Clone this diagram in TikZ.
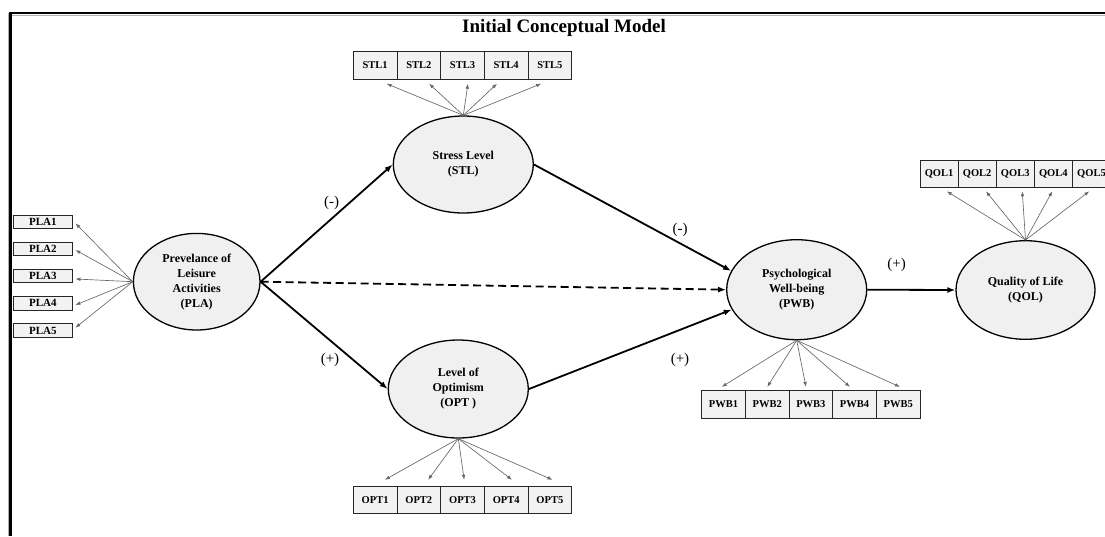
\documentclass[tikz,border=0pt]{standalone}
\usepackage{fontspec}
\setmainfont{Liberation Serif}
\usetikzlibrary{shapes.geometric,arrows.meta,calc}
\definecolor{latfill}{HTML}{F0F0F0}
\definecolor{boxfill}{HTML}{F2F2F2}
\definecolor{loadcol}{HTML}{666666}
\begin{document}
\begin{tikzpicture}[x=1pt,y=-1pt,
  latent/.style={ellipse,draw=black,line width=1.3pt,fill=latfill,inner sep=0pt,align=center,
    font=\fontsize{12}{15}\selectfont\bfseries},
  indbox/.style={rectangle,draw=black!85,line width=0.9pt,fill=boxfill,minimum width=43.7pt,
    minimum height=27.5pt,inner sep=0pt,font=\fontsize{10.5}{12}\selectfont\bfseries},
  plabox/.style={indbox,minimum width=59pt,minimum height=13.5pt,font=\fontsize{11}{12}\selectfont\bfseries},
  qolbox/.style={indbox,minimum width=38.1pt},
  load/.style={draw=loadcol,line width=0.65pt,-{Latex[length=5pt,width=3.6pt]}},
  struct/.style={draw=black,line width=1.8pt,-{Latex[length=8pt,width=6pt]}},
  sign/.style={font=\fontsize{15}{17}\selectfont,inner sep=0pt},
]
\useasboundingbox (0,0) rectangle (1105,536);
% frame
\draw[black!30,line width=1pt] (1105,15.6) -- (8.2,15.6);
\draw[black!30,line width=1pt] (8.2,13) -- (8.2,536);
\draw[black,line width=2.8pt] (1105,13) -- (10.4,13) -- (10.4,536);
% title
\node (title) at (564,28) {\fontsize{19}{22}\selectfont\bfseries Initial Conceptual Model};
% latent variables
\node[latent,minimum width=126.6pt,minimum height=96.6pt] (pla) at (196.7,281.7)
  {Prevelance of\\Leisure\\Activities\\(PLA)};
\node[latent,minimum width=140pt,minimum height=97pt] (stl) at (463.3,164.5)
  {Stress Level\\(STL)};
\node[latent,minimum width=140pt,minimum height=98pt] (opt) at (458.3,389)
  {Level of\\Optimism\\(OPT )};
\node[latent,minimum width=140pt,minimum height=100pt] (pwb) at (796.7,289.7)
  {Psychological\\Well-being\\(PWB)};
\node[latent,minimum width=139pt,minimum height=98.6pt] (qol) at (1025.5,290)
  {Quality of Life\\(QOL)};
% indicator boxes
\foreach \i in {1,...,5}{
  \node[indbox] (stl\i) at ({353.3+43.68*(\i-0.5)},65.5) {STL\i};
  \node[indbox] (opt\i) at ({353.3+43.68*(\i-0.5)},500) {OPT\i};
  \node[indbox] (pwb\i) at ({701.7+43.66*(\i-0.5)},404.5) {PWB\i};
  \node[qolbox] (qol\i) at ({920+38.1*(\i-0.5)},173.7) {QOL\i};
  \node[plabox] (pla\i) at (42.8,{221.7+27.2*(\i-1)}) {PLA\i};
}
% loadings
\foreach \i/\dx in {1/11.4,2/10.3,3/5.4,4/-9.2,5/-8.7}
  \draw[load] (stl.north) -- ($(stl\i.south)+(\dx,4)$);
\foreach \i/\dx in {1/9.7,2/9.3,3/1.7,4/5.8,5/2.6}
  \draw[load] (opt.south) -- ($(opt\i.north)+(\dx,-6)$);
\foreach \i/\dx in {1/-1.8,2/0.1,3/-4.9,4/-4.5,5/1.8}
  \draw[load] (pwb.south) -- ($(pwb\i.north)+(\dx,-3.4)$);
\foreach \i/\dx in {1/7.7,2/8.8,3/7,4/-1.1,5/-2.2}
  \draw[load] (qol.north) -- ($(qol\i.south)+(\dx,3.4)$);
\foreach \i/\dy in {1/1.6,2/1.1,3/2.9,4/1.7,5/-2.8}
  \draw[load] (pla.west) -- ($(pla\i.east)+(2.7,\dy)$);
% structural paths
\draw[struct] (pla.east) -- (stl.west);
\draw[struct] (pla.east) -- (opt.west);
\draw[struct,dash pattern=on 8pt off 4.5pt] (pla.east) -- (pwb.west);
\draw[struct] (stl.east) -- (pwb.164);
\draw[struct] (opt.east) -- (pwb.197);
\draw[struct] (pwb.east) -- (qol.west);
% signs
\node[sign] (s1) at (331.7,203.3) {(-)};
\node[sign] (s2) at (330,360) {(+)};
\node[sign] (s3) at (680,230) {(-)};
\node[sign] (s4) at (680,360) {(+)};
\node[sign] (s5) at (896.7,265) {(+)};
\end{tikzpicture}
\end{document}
^^^^^^^^^^^^^^^^
PROBLEM DESCRIPTION: Restate the data above word for word. Skip every picture.

TASK ANSWER:
Clone this diagram in TikZ.
\documentclass[tikz,border=0pt]{standalone}
\usepackage{fontspec}
\setmainfont{Liberation Serif}
\usetikzlibrary{shapes.geometric,arrows.meta,calc}
\definecolor{latfill}{HTML}{F0F0F0}
\definecolor{boxfill}{HTML}{F2F2F2}
\definecolor{loadcol}{HTML}{666666}
\begin{document}
\begin{tikzpicture}[x=1pt,y=-1pt,
  latent/.style={ellipse,draw=black,line width=1.3pt,fill=latfill,inner sep=0pt,align=center,
    font=\fontsize{12}{15}\selectfont\bfseries},
  indbox/.style={rectangle,draw=black!85,line width=0.9pt,fill=boxfill,minimum width=43.7pt,
    minimum height=27.5pt,inner sep=0pt,font=\fontsize{10.5}{12}\selectfont\bfseries},
  plabox/.style={indbox,minimum width=59pt,minimum height=13.5pt,font=\fontsize{11}{12}\selectfont\bfseries},
  qolbox/.style={indbox,minimum width=38.1pt},
  load/.style={draw=loadcol,line width=0.65pt,-{Latex[length=5pt,width=3.6pt]}},
  struct/.style={draw=black,line width=1.8pt,-{Latex[length=8pt,width=6pt]}},
  sign/.style={font=\fontsize{15}{17}\selectfont,inner sep=0pt},
]
\useasboundingbox (0,0) rectangle (1105,536);
% frame
\draw[black!30,line width=1pt] (1105,15.6) -- (8.2,15.6);
\draw[black!30,line width=1pt] (8.2,13) -- (8.2,536);
\draw[black,line width=2.8pt] (1105,13) -- (10.4,13) -- (10.4,536);
% title
\node (title) at (564,28) {\fontsize{19}{22}\selectfont\bfseries Initial Conceptual Model};
% latent variables
\node[latent,minimum width=126.6pt,minimum height=96.6pt] (pla) at (196.7,281.7)
  {Prevelance of\\Leisure\\Activities\\(PLA)};
\node[latent,minimum width=140pt,minimum height=97pt] (stl) at (463.3,164.5)
  {Stress Level\\(STL)};
\node[latent,minimum width=140pt,minimum height=98pt] (opt) at (458.3,389)
  {Level of\\Optimism\\(OPT )};
\node[latent,minimum width=140pt,minimum height=100pt] (pwb) at (796.7,289.7)
  {Psychological\\Well-being\\(PWB)};
\node[latent,minimum width=139pt,minimum height=98.6pt] (qol) at (1025.5,290)
  {Quality of Life\\(QOL)};
% indicator boxes
\foreach \i in {1,...,5}{
  \node[indbox] (stl\i) at ({353.3+43.68*(\i-0.5)},65.5) {STL\i};
  \node[indbox] (opt\i) at ({353.3+43.68*(\i-0.5)},500) {OPT\i};
  \node[indbox] (pwb\i) at ({701.7+43.66*(\i-0.5)},404.5) {PWB\i};
  \node[qolbox] (qol\i) at ({920+38.1*(\i-0.5)},173.7) {QOL\i};
  \node[plabox] (pla\i) at (42.8,{221.7+27.2*(\i-1)}) {PLA\i};
}
% loadings
\foreach \i/\dx in {1/11.4,2/10.3,3/5.4,4/-9.2,5/-8.7}
  \draw[load] (stl.north) -- ($(stl\i.south)+(\dx,4)$);
\foreach \i/\dx in {1/9.7,2/9.3,3/1.7,4/5.8,5/2.6}
  \draw[load] (opt.south) -- ($(opt\i.north)+(\dx,-6)$);
\foreach \i/\dx in {1/-1.8,2/0.1,3/-4.9,4/-4.5,5/1.8}
  \draw[load] (pwb.south) -- ($(pwb\i.north)+(\dx,-3.4)$);
\foreach \i/\dx in {1/7.7,2/8.8,3/7,4/-1.1,5/-2.2}
  \draw[load] (qol.north) -- ($(qol\i.south)+(\dx,3.4)$);
\foreach \i/\dy in {1/1.6,2/1.1,3/2.9,4/1.7,5/-2.8}
  \draw[load] (pla.west) -- ($(pla\i.east)+(2.7,\dy)$);
% structural paths
\draw[struct] (pla.east) -- (stl.west);
\draw[struct] (pla.east) -- (opt.west);
\draw[struct,dash pattern=on 8pt off 4.5pt] (pla.east) -- (pwb.west);
\draw[struct] (stl.east) -- (pwb.164);
\draw[struct] (opt.east) -- (pwb.197);
\draw[struct] (pwb.east) -- (qol.west);
% signs
\node[sign] (s1) at (331.7,203.3) {(-)};
\node[sign] (s2) at (330,360) {(+)};
\node[sign] (s3) at (680,230) {(-)};
\node[sign] (s4) at (680,360) {(+)};
\node[sign] (s5) at (896.7,265) {(+)};
\end{tikzpicture}
\end{document}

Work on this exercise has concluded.